■ **Short task**
Repeat every line of the listing below exactly, minus the pictures.

- - - - -

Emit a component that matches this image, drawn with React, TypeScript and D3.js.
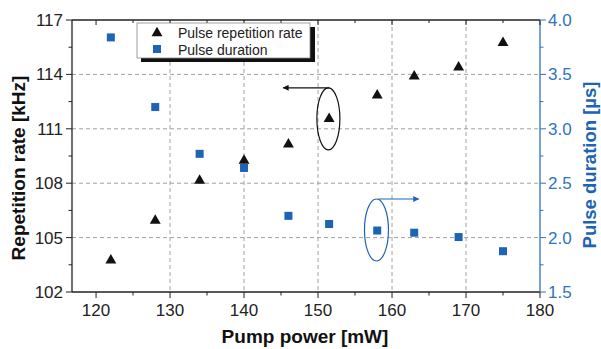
import React from 'react';
import * as d3 from 'd3';

// pump power [mW]
const power = [122, 128, 134, 140, 146, 151.5, 158, 163, 169, 175];
// repetition rate [kHz]
const repRate = [103.8, 106.0, 108.2, 109.3, 110.2, 111.6, 112.9, 113.95, 114.45, 115.8];
// pulse duration [µs]
const duration = [3.84, 3.2, 2.77, 2.64, 2.2, 2.125, 2.065, 2.045, 2.005, 1.875];

const xTicks = [120, 130, 140, 150, 160, 170, 180];
const yLeftTicks = [102, 105, 108, 111, 114, 117];
const yRightTicks = [1.5, 2.0, 2.5, 3.0, 3.5, 4.0];

const BLUE = '#1e64b4';
const AXIS_BLUE = '#2f73c4';
const GRID = '#a0a0a0';

const W = 601, H = 349;
const margin = { top: 20, right: 61, bottom: 57, left: 72 };

const App: React.FC = () => {
  const x = d3.scaleLinear().domain([116.75, 180]).range([margin.left, W - margin.right]);
  const yL = d3.scaleLinear().domain([102, 117]).range([H - margin.bottom, margin.top]);
  const yR = d3.scaleLinear().domain([1.5, 4.0]).range([H - margin.bottom, margin.top]);

  const x0 = margin.left, x1 = W - margin.right;
  const yb = H - margin.bottom, yt = margin.top;

  const xMinor = d3.range(125, 180, 10);
  const yLMinor = d3.range(103.5, 117, 3);
  const yRMinor = d3.range(1.75, 4, 0.5);

  const tri = d3.symbol(d3.symbolTriangle, 52)() as string;
  const font = 'Arial, "Liberation Sans", sans-serif';

  // annotations
  const e1 = { cx: x(151.4), cy: yL(111.55), rx: 11.5, ry: 31 };
  const e2 = { cx: x(157.9), cy: yR(2.07), rx: 12, ry: 31 };

  return (
    <svg width={W} height={H} style={{ position: 'absolute', left: 0, top: 0, fontFamily: font }}>
      <defs>
        <marker id="arrK" viewBox="0 0 10 10" refX="9" refY="5" markerWidth="7" markerHeight="5" orient="auto">
          <path d="M0,0 L10,5 L0,10 z" fill="#111" />
        </marker>
        <marker id="arrB" viewBox="0 0 10 10" refX="9" refY="5" markerWidth="7" markerHeight="5" orient="auto">
          <path d="M0,0 L10,5 L0,10 z" fill={BLUE} />
        </marker>
      </defs>
      <rect width={W} height={H} fill="#fff" />

      {/* grid */}
      {xTicks.slice(1, -1).map(t => (
        <line key={'gx' + t} x1={x(t)} x2={x(t)} y1={yt} y2={yb} stroke={GRID} strokeDasharray="4,3" />
      ))}
      {yLeftTicks.slice(1, -1).map(t => (
        <line key={'gy' + t} x1={x0} x2={x1} y1={yL(t)} y2={yL(t)} stroke={GRID} strokeDasharray="4,3" />
      ))}

      {/* frame */}
      <line x1={x0} x2={x1} y1={yt} y2={yt} stroke="#222" strokeWidth={1.3} />
      <line x1={x0} x2={x1} y1={yb} y2={yb} stroke="#222" strokeWidth={1.3} />
      <line x1={x0} x2={x0} y1={yt} y2={yb} stroke="#222" strokeWidth={1.3} />
      <line x1={x1} x2={x1} y1={yt} y2={yb} stroke={AXIS_BLUE} strokeWidth={1.3} />

      {/* bottom / top ticks */}
      {xTicks.map(t => (
        <g key={'xt' + t}>
          <line x1={x(t)} x2={x(t)} y1={yb} y2={yb + 6} stroke="#222" />
          <line x1={x(t)} x2={x(t)} y1={yt} y2={yt + 5} stroke="#222" />
          <text x={x(t)} y={yb + 24} textAnchor="middle" fontSize={17} fill="#222">{t}</text>
        </g>
      ))}
      {xMinor.map(t => (
        <g key={'xm' + t}>
          <line x1={x(t)} x2={x(t)} y1={yb} y2={yb + 3.5} stroke="#222" />
          <line x1={x(t)} x2={x(t)} y1={yt} y2={yt + 3} stroke="#222" />
        </g>
      ))}

      {/* left ticks */}
      {yLeftTicks.map(t => (
        <g key={'yl' + t}>
          <line x1={x0 - 6} x2={x0} y1={yL(t)} y2={yL(t)} stroke="#222" />
          <text x={x0 - 9} y={yL(t) + 6} textAnchor="end" fontSize={17} fill="#222">{t}</text>
        </g>
      ))}
      {yLMinor.map(t => (
        <line key={'ylm' + t} x1={x0 - 3.5} x2={x0} y1={yL(t)} y2={yL(t)} stroke="#222" />
      ))}

      {/* right ticks */}
      {yRightTicks.map(t => (
        <g key={'yr' + t}>
          <line x1={x1} x2={x1 + 6} y1={yR(t)} y2={yR(t)} stroke={AXIS_BLUE} />
          <text x={x1 + 8} y={yR(t) + 6} textAnchor="start" fontSize={17} fill={AXIS_BLUE}>{t.toFixed(1)}</text>
        </g>
      ))}
      {yRMinor.map(t => (
        <line key={'yrm' + t} x1={x1} x2={x1 + 3.5} y1={yR(t)} y2={yR(t)} stroke={AXIS_BLUE} />
      ))}

      {/* axis titles */}
      <text x={305} y={343} textAnchor="middle" fontSize={19} fontWeight="bold" fill="#111">Pump power [mW]</text>
      <text transform={`translate(25,${(yt + yb) / 2 + 12}) rotate(-90)`} textAnchor="middle" fontSize={19} fontWeight="bold" fill="#111">Repetition rate [kHz]</text>
      <text transform={`translate(596,${(yt + yb) / 2 + 9}) rotate(-90)`} textAnchor="middle" fontSize={18.5} fontWeight="bold" fill={BLUE}>Pulse duration [µs]</text>

      {/* data */}
      {power.map((p, i) => (
        <rect key={'sq' + i} x={x(p) - 4} y={yR(duration[i]) - 4} width={8} height={8} fill={BLUE} />
      ))}
      {power.map((p, i) => (
        <path key={'tr' + i} d={tri} transform={`translate(${x(p)},${yL(repRate[i]) + 1})`} fill="#111" />
      ))}

      {/* annotations */}
      <ellipse cx={e1.cx} cy={e1.cy} rx={e1.rx} ry={e1.ry} fill="none" stroke="#111" strokeWidth={1.2} />
      <line x1={e1.cx + 1} x2={x(145.3)} y1={e1.cy - e1.ry} y2={e1.cy - e1.ry} stroke="#111" strokeWidth={1.2} markerEnd="url(#arrK)" />
      <ellipse cx={e2.cx} cy={e2.cy} rx={e2.rx} ry={e2.ry} fill="none" stroke={BLUE} strokeWidth={1.2} />
      <line x1={e2.cx + 2} x2={x(163.6)} y1={e2.cy - e2.ry} y2={e2.cy - e2.ry} stroke={BLUE} strokeWidth={1.2} markerEnd="url(#arrB)" />

      {/* legend */}
      <rect x={141} y={27} width={174} height={35} fill="#111" />
      <rect x={137} y={23} width={173} height={35} fill="#fff" stroke="#888" strokeWidth={0.8} />
      <path d={tri} transform="translate(157,33)" fill="#111" />
      <rect x={153} y={45} width={8} height={8} fill={BLUE} />
      <text x={178} y={38} fontSize={14} fill="#222">Pulse repetition rate</text>
      <text x={178} y={55} fontSize={14} fill="#222">Pulse duration</text>
    </svg>
  );
};

export default App;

- - - - -

■ **Written response**
Emit a component that matches this image, drawn with React, TypeScript and D3.js.
import React from 'react';
import * as d3 from 'd3';

// pump power [mW]
const power = [122, 128, 134, 140, 146, 151.5, 158, 163, 169, 175];
// repetition rate [kHz]
const repRate = [103.8, 106.0, 108.2, 109.3, 110.2, 111.6, 112.9, 113.95, 114.45, 115.8];
// pulse duration [µs]
const duration = [3.84, 3.2, 2.77, 2.64, 2.2, 2.125, 2.065, 2.045, 2.005, 1.875];

const xTicks = [120, 130, 140, 150, 160, 170, 180];
const yLeftTicks = [102, 105, 108, 111, 114, 117];
const yRightTicks = [1.5, 2.0, 2.5, 3.0, 3.5, 4.0];

const BLUE = '#1e64b4';
const AXIS_BLUE = '#2f73c4';
const GRID = '#a0a0a0';

const W = 601, H = 349;
const margin = { top: 20, right: 61, bottom: 57, left: 72 };

const App: React.FC = () => {
  const x = d3.scaleLinear().domain([116.75, 180]).range([margin.left, W - margin.right]);
  const yL = d3.scaleLinear().domain([102, 117]).range([H - margin.bottom, margin.top]);
  const yR = d3.scaleLinear().domain([1.5, 4.0]).range([H - margin.bottom, margin.top]);

  const x0 = margin.left, x1 = W - margin.right;
  const yb = H - margin.bottom, yt = margin.top;

  const xMinor = d3.range(125, 180, 10);
  const yLMinor = d3.range(103.5, 117, 3);
  const yRMinor = d3.range(1.75, 4, 0.5);

  const tri = d3.symbol(d3.symbolTriangle, 52)() as string;
  const font = 'Arial, "Liberation Sans", sans-serif';

  // annotations
  const e1 = { cx: x(151.4), cy: yL(111.55), rx: 11.5, ry: 31 };
  const e2 = { cx: x(157.9), cy: yR(2.07), rx: 12, ry: 31 };

  return (
    <svg width={W} height={H} style={{ position: 'absolute', left: 0, top: 0, fontFamily: font }}>
      <defs>
        <marker id="arrK" viewBox="0 0 10 10" refX="9" refY="5" markerWidth="7" markerHeight="5" orient="auto">
          <path d="M0,0 L10,5 L0,10 z" fill="#111" />
        </marker>
        <marker id="arrB" viewBox="0 0 10 10" refX="9" refY="5" markerWidth="7" markerHeight="5" orient="auto">
          <path d="M0,0 L10,5 L0,10 z" fill={BLUE} />
        </marker>
      </defs>
      <rect width={W} height={H} fill="#fff" />

      {/* grid */}
      {xTicks.slice(1, -1).map(t => (
        <line key={'gx' + t} x1={x(t)} x2={x(t)} y1={yt} y2={yb} stroke={GRID} strokeDasharray="4,3" />
      ))}
      {yLeftTicks.slice(1, -1).map(t => (
        <line key={'gy' + t} x1={x0} x2={x1} y1={yL(t)} y2={yL(t)} stroke={GRID} strokeDasharray="4,3" />
      ))}

      {/* frame */}
      <line x1={x0} x2={x1} y1={yt} y2={yt} stroke="#222" strokeWidth={1.3} />
      <line x1={x0} x2={x1} y1={yb} y2={yb} stroke="#222" strokeWidth={1.3} />
      <line x1={x0} x2={x0} y1={yt} y2={yb} stroke="#222" strokeWidth={1.3} />
      <line x1={x1} x2={x1} y1={yt} y2={yb} stroke={AXIS_BLUE} strokeWidth={1.3} />

      {/* bottom / top ticks */}
      {xTicks.map(t => (
        <g key={'xt' + t}>
          <line x1={x(t)} x2={x(t)} y1={yb} y2={yb + 6} stroke="#222" />
          <line x1={x(t)} x2={x(t)} y1={yt} y2={yt + 5} stroke="#222" />
          <text x={x(t)} y={yb + 24} textAnchor="middle" fontSize={17} fill="#222">{t}</text>
        </g>
      ))}
      {xMinor.map(t => (
        <g key={'xm' + t}>
          <line x1={x(t)} x2={x(t)} y1={yb} y2={yb + 3.5} stroke="#222" />
          <line x1={x(t)} x2={x(t)} y1={yt} y2={yt + 3} stroke="#222" />
        </g>
      ))}

      {/* left ticks */}
      {yLeftTicks.map(t => (
        <g key={'yl' + t}>
          <line x1={x0 - 6} x2={x0} y1={yL(t)} y2={yL(t)} stroke="#222" />
          <text x={x0 - 9} y={yL(t) + 6} textAnchor="end" fontSize={17} fill="#222">{t}</text>
        </g>
      ))}
      {yLMinor.map(t => (
        <line key={'ylm' + t} x1={x0 - 3.5} x2={x0} y1={yL(t)} y2={yL(t)} stroke="#222" />
      ))}

      {/* right ticks */}
      {yRightTicks.map(t => (
        <g key={'yr' + t}>
          <line x1={x1} x2={x1 + 6} y1={yR(t)} y2={yR(t)} stroke={AXIS_BLUE} />
          <text x={x1 + 8} y={yR(t) + 6} textAnchor="start" fontSize={17} fill={AXIS_BLUE}>{t.toFixed(1)}</text>
        </g>
      ))}
      {yRMinor.map(t => (
        <line key={'yrm' + t} x1={x1} x2={x1 + 3.5} y1={yR(t)} y2={yR(t)} stroke={AXIS_BLUE} />
      ))}

      {/* axis titles */}
      <text x={305} y={343} textAnchor="middle" fontSize={19} fontWeight="bold" fill="#111">Pump power [mW]</text>
      <text transform={`translate(25,${(yt + yb) / 2 + 12}) rotate(-90)`} textAnchor="middle" fontSize={19} fontWeight="bold" fill="#111">Repetition rate [kHz]</text>
      <text transform={`translate(596,${(yt + yb) / 2 + 9}) rotate(-90)`} textAnchor="middle" fontSize={18.5} fontWeight="bold" fill={BLUE}>Pulse duration [µs]</text>

      {/* data */}
      {power.map((p, i) => (
        <rect key={'sq' + i} x={x(p) - 4} y={yR(duration[i]) - 4} width={8} height={8} fill={BLUE} />
      ))}
      {power.map((p, i) => (
        <path key={'tr' + i} d={tri} transform={`translate(${x(p)},${yL(repRate[i]) + 1})`} fill="#111" />
      ))}

      {/* annotations */}
      <ellipse cx={e1.cx} cy={e1.cy} rx={e1.rx} ry={e1.ry} fill="none" stroke="#111" strokeWidth={1.2} />
      <line x1={e1.cx + 1} x2={x(145.3)} y1={e1.cy - e1.ry} y2={e1.cy - e1.ry} stroke="#111" strokeWidth={1.2} markerEnd="url(#arrK)" />
      <ellipse cx={e2.cx} cy={e2.cy} rx={e2.rx} ry={e2.ry} fill="none" stroke={BLUE} strokeWidth={1.2} />
      <line x1={e2.cx + 2} x2={x(163.6)} y1={e2.cy - e2.ry} y2={e2.cy - e2.ry} stroke={BLUE} strokeWidth={1.2} markerEnd="url(#arrB)" />

      {/* legend */}
      <rect x={141} y={27} width={174} height={35} fill="#111" />
      <rect x={137} y={23} width={173} height={35} fill="#fff" stroke="#888" strokeWidth={0.8} />
      <path d={tri} transform="translate(157,33)" fill="#111" />
      <rect x={153} y={45} width={8} height={8} fill={BLUE} />
      <text x={178} y={38} fontSize={14} fill="#222">Pulse repetition rate</text>
      <text x={178} y={55} fontSize={14} fill="#222">Pulse duration</text>
    </svg>
  );
};

export default App;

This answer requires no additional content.